Concerts can bring out the worst in audiences. Nothing like the last chucklehead in America who still believes it’s the height of humor to yell out “Freebird!” during an acoustic number.
These days I’m hardly attending live shows where kids with their eyes closed are gyrating to the sounds of Daft Punk or Swedish House Mafia — but often the average 22-year-old concertgoer is better behaved than the typical 50-year-old.
In fact, over the last 15 years, the two worst examples of concert-audience loutishness occurred at shows where the median audience age was about 62.
Bridge this troubled water
The legendary — and legendarily contentious — duo of Simon & Garfunkel brought their “Old Friends” tour to the United Center in October of 2003. Had to see that one. I remember hearing “Mrs. Robinson” on a neighbor’s portable 45RPM record player way back in the day and thinking: There might be a lot more going on in this world than I know.

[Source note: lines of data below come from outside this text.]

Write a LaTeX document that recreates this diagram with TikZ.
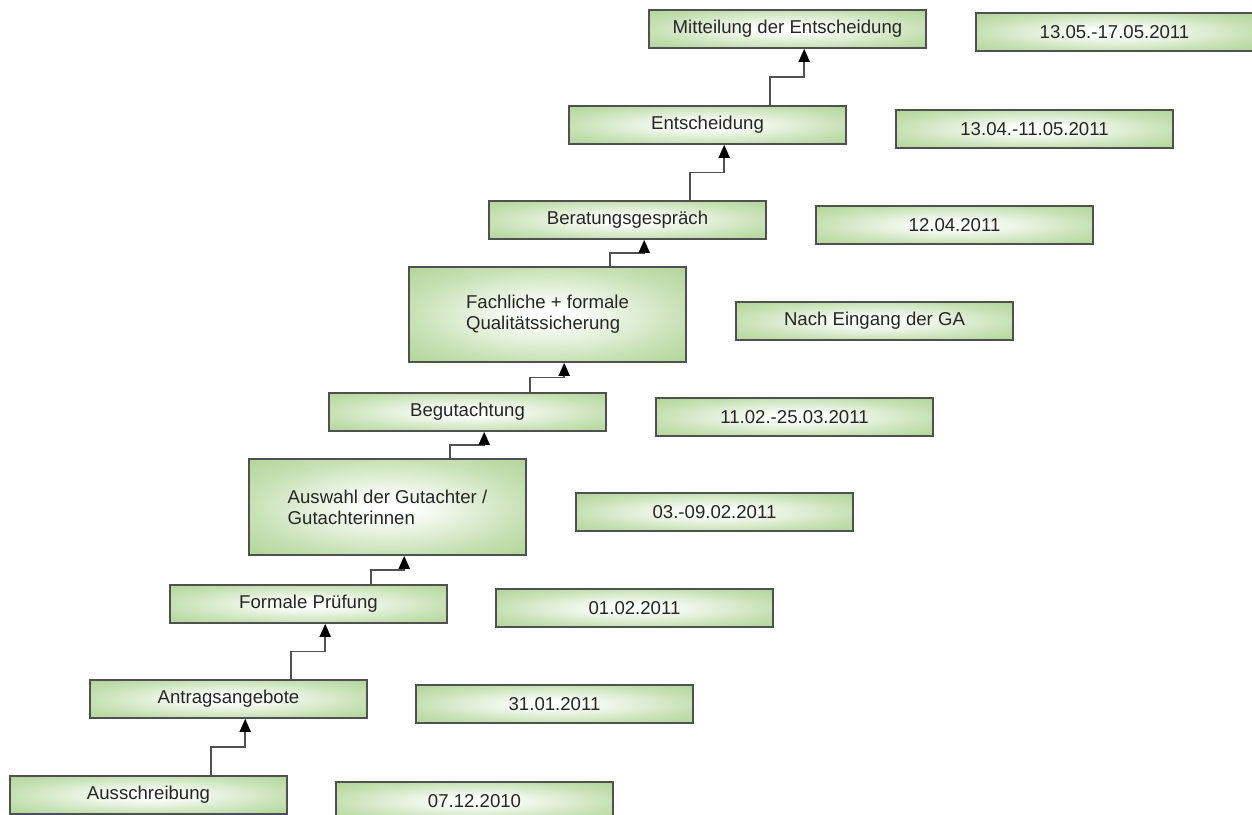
\documentclass[tikz,border=0pt]{standalone}
\usepackage{fontspec}
\setmainfont{Liberation Sans}
\usetikzlibrary{arrows.meta,calc}
\definecolor{boxgreen}{RGB}{160,204,130}
\definecolor{boxline}{RGB}{80,80,80}
\definecolor{txt}{RGB}{38,38,38}
\pgfdeclareradialshading{boxshade}{\pgfpointorigin}{color(0bp)=(white); color(4bp)=(white); color(25bp)=(boxgreen!60!white); color(44bp)=(boxgreen); color(72bp)=(boxgreen)}
\tikzset{
  stepbox/.style={draw=boxline, line width=1.6pt, shading=boxshade, minimum width=277pt, minimum height=38pt, inner sep=0pt, text=txt, font=\fontsize{18.6}{21}\selectfont, align=left},
  tallbox/.style={stepbox, minimum height=96pt},
  conn/.style={draw=boxline, line width=1.8pt, -{Triangle[width=11pt,length=13pt,fill=black,color=black]}}
}
\begin{document}
\begin{tikzpicture}[x=1pt,y=-1pt]
\useasboundingbox (0,0) rectangle (1252,814);
% steps
\node[stepbox] (s1) at (148.5,795) {Ausschreibung};
\node[stepbox] (s2) at (228.5,699) {Antragsangebote};
\node[stepbox] (s3) at (308.5,604) {Formale Prüfung};
\node[tallbox] (s4) at (387.5,507) {Auswahl der Gutachter /\\Gutachterinnen};
\node[stepbox] (s5) at (467.5,412) {Begutachtung};
\node[tallbox, minimum height=95pt] (s6) at (547.5,314.5) {Fachliche + formale\\Qualitätssicherung};
\node[stepbox] (s7) at (627.5,220) {Beratungsgespräch};
\node[stepbox] (s8) at (707.5,125) {Entscheidung};
\node[stepbox] (s9) at (787.5,29) {Mitteilung der Entscheidung};
% dates
\node[stepbox] (d1) at (474.5,801) {07.12.2010};
\node[stepbox] (d2) at (554.5,704) {31.01.2011};
\node[stepbox] (d3) at (634.5,608) {01.02.2011};
\node[stepbox] (d4) at (714.5,512) {03.-09.02.2011};
\node[stepbox] (d5) at (794.5,417) {11.02.-25.03.2011};
\node[stepbox] (d6) at (874.5,321) {Nach Eingang der GA};
\node[stepbox] (d7) at (954.5,225) {12.04.2011};
\node[stepbox] (d8) at (1034.5,129) {13.04.-11.05.2011};
\node[stepbox] (d9) at (1114.5,32) {13.05.-17.05.2011};
% connectors
\foreach \a/\b in {s1/s2,s2/s3,s3/s4,s4/s5,s5/s6,s6/s7,s7/s8,s8/s9}{
  \coordinate (p1) at ([xshift=202pt]\a.north west);
  \coordinate (p2) at ([xshift=156pt]\b.south west);
  \coordinate (m) at ($(\a.north)!0.5!(\b.south)$);
  \draw[conn] (p1) -- (p1 |- m) -| (p2);
}
\end{tikzpicture}
\end{document}
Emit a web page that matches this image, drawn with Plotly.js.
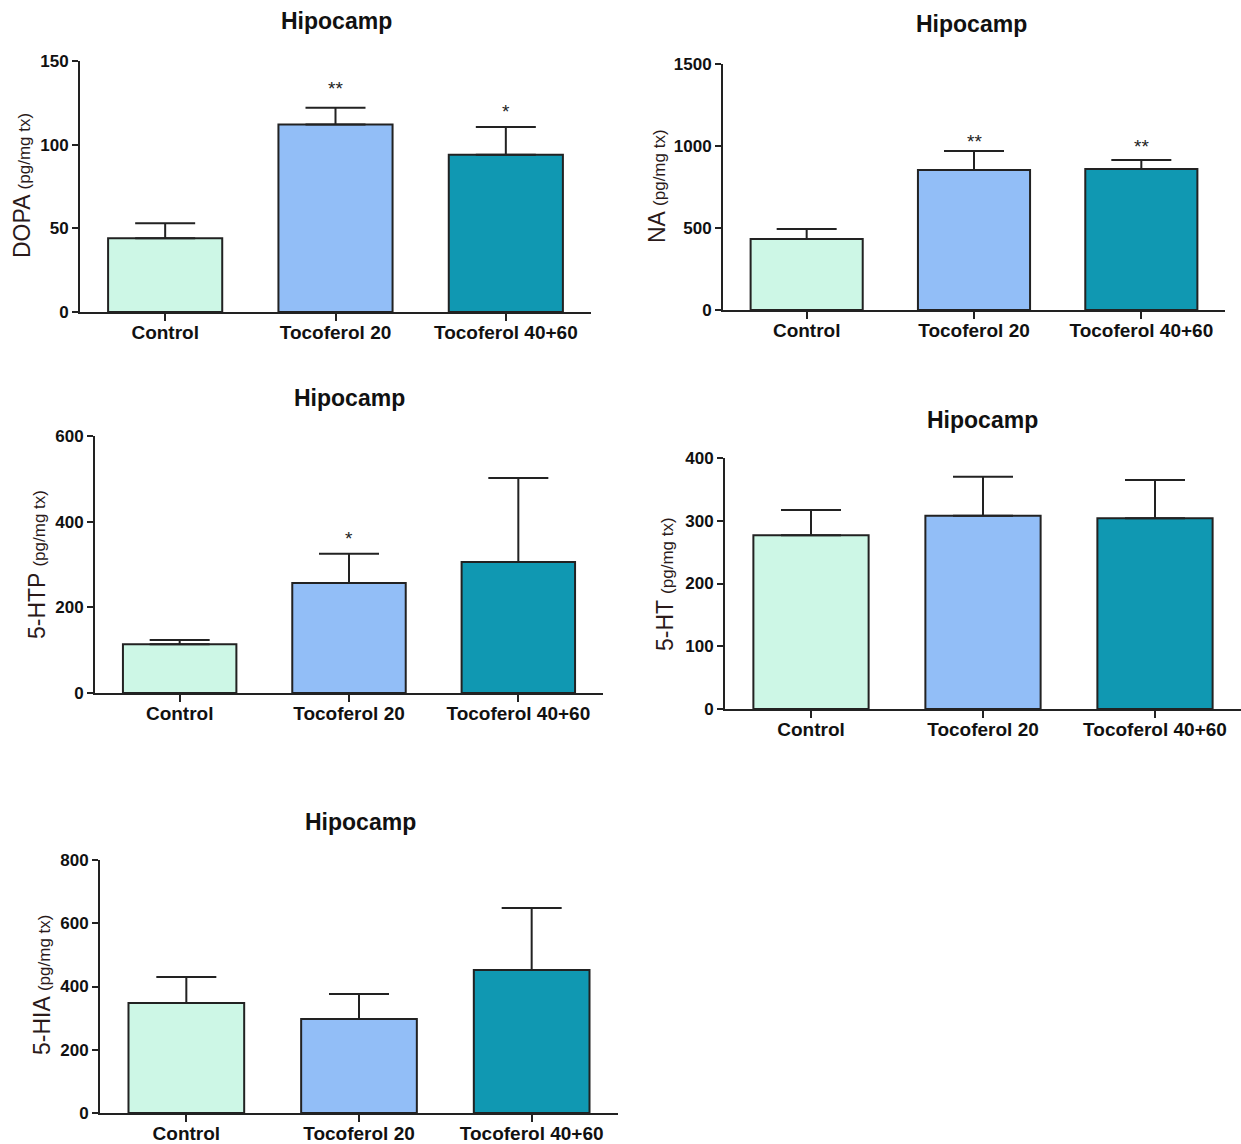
<!DOCTYPE html>
<html><head><meta charset="utf-8">
<script src="https://cdn.plot.ly/plotly-3.0.1.min.js"></script>
<style>html,body{margin:0;padding:0;background:#fff}</style>
</head><body><div id="chart" style="width:1241px;height:1144px"></div>
<script>
const categories = ['Control', 'Tocoferol 20', 'Tocoferol 40+60'];
const barColors = ['#cdf7e6', '#92bef7', '#1098b2'];

const dopa = [44, 112, 94];
const dopaErr = [9, 10, 16.5];
const dopaStars = ['', '**', '*'];
const dopaStarY = [null, 136, 122.5];

const na = [433, 854, 860];
const naErr = [61, 116, 55];
const naStars = ['', '**', '**'];
const naStarY = [null, 1049, 1024];

const htp = [114, 257, 306];
const htpErr = [10, 68, 196];
const htpStars = ['', '*', ''];
const htpStarY = [null, 369, null];

const ht = [277, 308, 304];
const htErr = [40, 62, 61];

const hia = [348, 297, 452];
const hiaErr = [82, 79, 196];

const yTicksDopa = [0, 50, 100, 150];
const yTicksNa = [0, 500, 1000, 1500];
const yTicksHtp = [0, 200, 400, 600];
const yTicksHt = [0, 100, 200, 300, 400];
const yTicksHia = [0, 200, 400, 600, 800];

const W = 1241, H = 1144;
const panels = [
  {vals: dopa, err: dopaErr, stars: dopaStars, starY: dopaStarY, ticks: yTicksDopa, main: 'DOPA', px: [80, 591], py: [61, 312], title: [336, 21], ytitle: [22, 186]},
  {vals: na, err: naErr, stars: naStars, starY: naStarY, ticks: yTicksNa, main: 'NA', px: [723, 1225], py: [64, 310], title: [971, 24], ytitle: [657, 186]},
  {vals: htp, err: htpErr, stars: htpStars, starY: htpStarY, ticks: yTicksHtp, main: '5-HTP', px: [95, 603], py: [436, 693], title: [349, 398], ytitle: [37, 565]},
  {vals: ht, err: htErr, stars: [], starY: [], ticks: yTicksHt, main: '5-HT', px: [725, 1241], py: [458, 709], title: [983, 420], ytitle: [665, 584]},
  {vals: hia, err: hiaErr, stars: [], starY: [], ticks: yTicksHia, main: '5-HIA', px: [100, 618], py: [860, 1113], title: [360, 822], ytitle: [42, 985]}
];

const FONT = 'Liberation Sans, Arial, sans-serif';
const data = [];
const layout = {
  width: W, height: H, margin: {l: 0, r: 0, t: 0, b: 0},
  paper_bgcolor: '#fff', plot_bgcolor: '#fff', showlegend: false,
  font: {family: FONT, color: '#111'},
  annotations: []
};

panels.forEach((p, i) => {
  const n = i === 0 ? '' : String(i + 1);
  const xa = 'x' + n, ya = 'y' + n;
  data.push({
    type: 'bar', x: categories, y: p.vals, xaxis: xa, yaxis: ya,
    width: 0.67,
    marker: {color: barColors, line: {color: '#222', width: 2}},
    error_y: {type: 'data', symmetric: false, array: p.err, arrayminus: p.err.map(() => 0),
              color: '#222', thickness: 2, width: 30},
    hoverinfo: 'none'
  });
  const top = p.ticks[p.ticks.length - 1];
  layout['xaxis' + n] = {
    domain: [p.px[0] / W, p.px[1] / W], anchor: ya, type: 'category',
    range: [-0.5, 2.5], showline: true, linecolor: '#222', linewidth: 2,
    ticks: 'outside', ticklen: 7, tickwidth: 2, tickcolor: '#222',
    ticklabelstandoff: -5,
    showgrid: false, zeroline: false, fixedrange: true,
    tickfont: {family: FONT, size: 19, weight: 'bold', color: '#111'}
  };
  layout['yaxis' + n] = {
    domain: [1 - p.py[1] / H, 1 - p.py[0] / H], anchor: xa,
    range: [0, top], tickvals: p.ticks, showline: true, linecolor: '#222', linewidth: 2,
    ticks: 'outside', ticklen: 6, tickwidth: 2, tickcolor: '#222',
    showgrid: false, zeroline: false, fixedrange: true,
    tickfont: {family: FONT, size: 17, weight: 'bold', color: '#111'}
  };
  layout.annotations.push({
    xref: 'paper', yref: 'paper', x: p.title[0] / W, y: 1 - p.title[1] / H,
    xanchor: 'center', yanchor: 'middle', showarrow: false,
    text: '<b>Hipocamp</b>', font: {family: FONT, size: 23, color: '#111'}
  });
  layout.annotations.push({
    xref: 'paper', yref: 'paper', x: p.ytitle[0] / W, y: 1 - p.ytitle[1] / H,
    xanchor: 'center', yanchor: 'middle', showarrow: false, textangle: -90,
    text: p.main + ' <span style="font-size:17px">(pg/mg tx)</span>',
    font: {family: FONT, size: 23, color: '#2a1a1a'}
  });
  p.stars.forEach((s, k) => {
    if (!s) return;
    layout.annotations.push({
      xref: xa, yref: ya, x: categories[k], y: p.starY[k],
      xanchor: 'center', yanchor: 'middle', yshift: -4, showarrow: false,
      text: s, font: {family: FONT, size: 19, color: '#222'}
    });
  });
});

Plotly.newPlot('chart', data, layout, {displayModeBar: false, staticPlot: true});
</script></body></html>
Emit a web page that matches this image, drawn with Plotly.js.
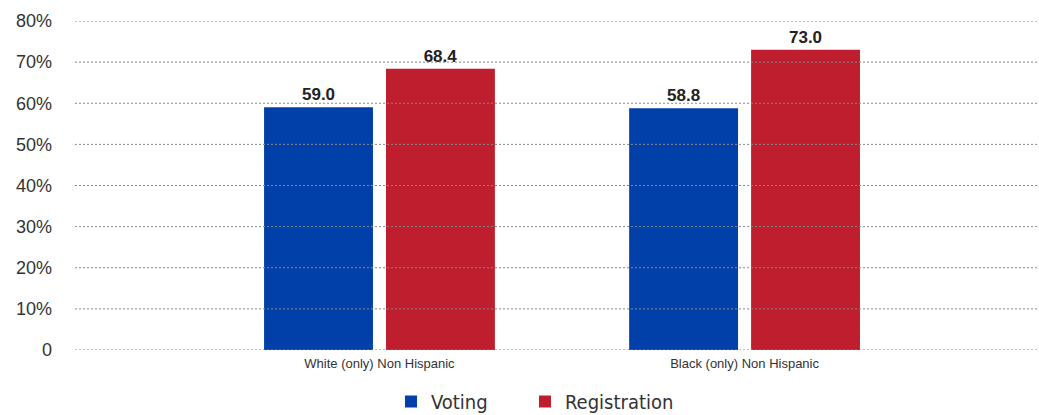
<!DOCTYPE html>
<html><head><meta charset="utf-8">
<script src="https://cdn.plot.ly/plotly-3.0.1.min.js"></script>
<style>html,body{margin:0;padding:0;background:#fff;overflow:hidden}#chart{width:1039px;height:421px}</style>
</head><body><div id="chart"></div>
<script>
const categories = ["White (only) Non Hispanic", "Black (only) Non Hispanic"];
const voting = [59.0, 58.8];
const registration = [68.4, 73.0];
const yTickVals = [0, 10, 20, 30, 40, 50, 60, 70, 80];
const yTickText = ["0", "10%", "20%", "30%", "40%", "50%", "60%", "70%", "80%"];

const labelFont = {family: "Liberation Sans, Arial, sans-serif", size: 17, color: "#222", weight: "bold"};
const traces = [
  {type: "bar", name: "Voting", x: categories, y: voting, marker: {color: "#0040A8"}, legend: "legend",
   text: voting.map(v => "<b>" + v.toFixed(1) + "</b>"), textposition: "outside", textfont: labelFont, cliponaxis: false, hoverinfo: "none"},
  {type: "bar", name: "Registration", x: categories, y: registration, marker: {color: "#BE1E2D"}, legend: "legend2",
   text: registration.map(v => "<b>" + v.toFixed(1) + "</b>"), textposition: "outside", textfont: labelFont, cliponaxis: false, hoverinfo: "none"}
];

const shapes = yTickVals.map(v => ({type: "line", xref: "paper", x0: 0, x1: 1, yref: "y", y0: v, y1: v,
  layer: "above", line: {color: "#888", width: 1, dash: "2px,2px"}}));

const legendFont = {family: "DejaVu Sans Condensed, DejaVu Sans, sans-serif", size: 20, color: "#333"};
const layout = {
  width: 1039, height: 421,
  margin: {l: 75, r: 2, t: 21, b: 71},
  paper_bgcolor: "#fff", plot_bgcolor: "#fff",
  barmode: "group", bargap: 0.332, bargroupgap: 0.107,
  showlegend: true,
  legend: {orientation: "h", x: 0.3763, xanchor: "left", xref: "container", y: 0, yanchor: "bottom", yref: "container",
    font: legendFont, itemwidth: 30},
  legend2: {orientation: "h", x: 0.5053, xanchor: "left", xref: "container", y: 0, yanchor: "bottom", yref: "container",
    font: legendFont, itemwidth: 30},
  font: {family: "Liberation Sans, Arial, sans-serif", color: "#333"},
  xaxis: {range: [-0.834, 1.801], showgrid: false, zeroline: false, showline: false, ticks: "",
    ticklabelstandoff: 4, tickfont: {size: 13, color: "#333"}, fixedrange: true},
  yaxis: {range: [0, 80], tickvals: yTickVals, ticktext: yTickText, showgrid: false, zeroline: false,
    showline: false, ticks: "", ticklabelstandoff: 22, tickfont: {size: 18, color: "#333"}, fixedrange: true},
  shapes: shapes
};
Plotly.newPlot("chart", traces, layout, {displayModeBar: false, staticPlot: true});
</script></body></html>
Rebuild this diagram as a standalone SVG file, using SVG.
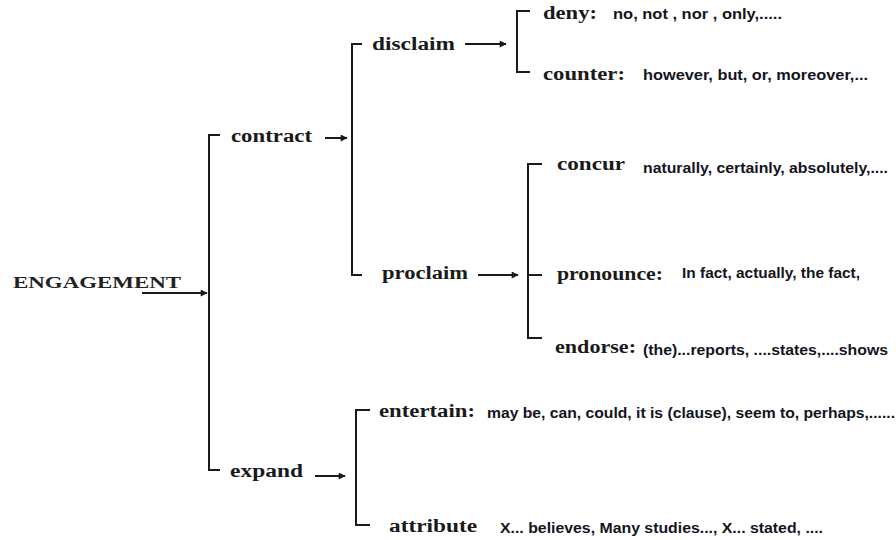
<svg xmlns="http://www.w3.org/2000/svg" width="896" height="540" viewBox="0 0 896 540">
<style>
.bg{fill:#fff}
.ln{fill:none;stroke:#1a1a1a;stroke-width:2}
.sf{font-family:"Liberation Serif","Times New Roman",serif;font-weight:bold;font-size:18px;fill:#1a1a1a}
.sfr{font-family:"Liberation Serif","Times New Roman",serif;font-weight:bold;font-size:17px;fill:#222}
.ss{font-family:"Liberation Sans",Arial,sans-serif;font-weight:bold;font-size:15px;fill:#14141e}
</style>
<defs>
<marker id="ah" viewBox="0 0 10 10" refX="9" refY="5" markerWidth="9" markerHeight="7" markerUnits="userSpaceOnUse" orient="auto">
<path d="M0,0 L10,5 L0,10 Z" fill="#1a1a1a"/>
</marker>
</defs>
<rect class="bg" width="896" height="540"/>
<g id="connectors">
<path class="ln" d="M142,293 H207" marker-end="url(#ah)"/>
<path class="ln" d="M220,135 H209 V470 H220"/>
<path class="ln" d="M325,138 H347" marker-end="url(#ah)"/>
<path class="ln" d="M362,44 H352 V275 H362"/>
<path class="ln" d="M465,44 H506" marker-end="url(#ah)"/>
<path class="ln" d="M530,11 H517 V72 H530"/>
<path class="ln" d="M478,275 H518" marker-end="url(#ah)"/>
<path class="ln" d="M542,164 H528 V338 H542 M528,275 H542"/>
<path class="ln" d="M315,476 H345" marker-end="url(#ah)"/>
<path class="ln" d="M370,410 H356 V525 H370"/>
</g>
<g id="engagement"><text class="sfr" x="13" y="288" textLength="168" lengthAdjust="spacingAndGlyphs">ENGAGEMENT</text></g>
<g id="contract"><text class="sf" x="231" y="142" textLength="81" lengthAdjust="spacingAndGlyphs">contract</text></g>
<g id="expand"><text class="sf" x="230" y="477" textLength="73" lengthAdjust="spacingAndGlyphs">expand</text></g>
<g id="disclaim"><text class="sf" x="372" y="50" textLength="83" lengthAdjust="spacingAndGlyphs">disclaim</text></g>
<g id="proclaim"><text class="sf" x="382" y="279" textLength="86" lengthAdjust="spacingAndGlyphs">proclaim</text></g>
<g id="deny">
<text class="sf" x="543" y="19" textLength="54" lengthAdjust="spacingAndGlyphs">deny:</text>
<text class="ss" x="613" y="19" textLength="169" lengthAdjust="spacingAndGlyphs">no, not , nor , only,.....</text>
</g>
<g id="counter">
<text class="sf" x="543" y="80" textLength="82" lengthAdjust="spacingAndGlyphs">counter:</text>
<text class="ss" x="643" y="80" textLength="225" lengthAdjust="spacingAndGlyphs">however, but, or, moreover,...</text>
</g>
<g id="concur">
<text class="sf" x="557" y="170" textLength="68" lengthAdjust="spacingAndGlyphs">concur</text>
<text class="ss" x="643" y="173" textLength="245" lengthAdjust="spacingAndGlyphs">naturally, certainly, absolutely,....</text>
</g>
<g id="pronounce">
<text class="sf" x="557" y="280" textLength="106" lengthAdjust="spacingAndGlyphs">pronounce:</text>
<text class="ss" x="682" y="278" textLength="178" lengthAdjust="spacingAndGlyphs">In fact, actually, the fact,</text>
</g>
<g id="endorse">
<text class="sf" x="555" y="353" textLength="81" lengthAdjust="spacingAndGlyphs">endorse:</text>
<text class="ss" x="643" y="355" textLength="245" lengthAdjust="spacingAndGlyphs">(the)...reports, ....states,....shows</text>
</g>
<g id="entertain">
<text class="sf" x="379" y="417" textLength="96" lengthAdjust="spacingAndGlyphs">entertain:</text>
<text class="ss" x="487" y="418" textLength="408" lengthAdjust="spacingAndGlyphs">may be, can, could, it is (clause), seem to, perhaps,......</text>
</g>
<g id="attribute">
<text class="sf" x="389" y="532" textLength="88" lengthAdjust="spacingAndGlyphs">attribute</text>
<text class="ss" x="500" y="533" textLength="323" lengthAdjust="spacingAndGlyphs">X... believes, Many studies..., X... stated, ....</text>
</g>
</svg>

Somewhere around the middle of the show, as Paul Simon was singing “Homeward Bound,” the guy behind me decided he was Garfunkel. And Simon.
He sang along with “Homeward Bound.” He chimed in on “Slip Slidin’ Away.” And sure enough, he did not take “The Sounds of Silence” literally.
I turned around for a moment, hoping the guy would get the message. A while later I turned around for a not-so-brief moment and looked the guy right in the eyes, hoping he’d figure it out.
No luck. When you get to that point — whether it’s at a concert or a ball game or a movie—you’re no longer enjoying the experience. You’re on the edge of your seat, waiting for the next outburst of rude from the character behind you.
When “The Sounds of Silence” ended, I turned around yet again and said something like, “You know, I didn’t pay to hear Simon and Garfunkel and you. Can you keep it down, man? You’re singing louder than they are.”
He said something like, “I can do what I want,” and there were a few more words exchanged. Geez. Would there be anything more embarrassing than getting tossed out of a “Simon & Garfunkel” concert for fighting?
But at least it worked. The guy stopped singing.
I didn’t have as much luck at a Crosby, Stills & Nash reunion concert about 10 years ago. The two couples seated behind me talked throughout the show, as if they were watching a PBS special at home and not attending an actual live show. All efforts to get them to stop met with failure.
There are people who attend live entertainment to watch the show. Others are so desperate, oblivious and/or rude they become part of the show.
That’s almost never a positive thing.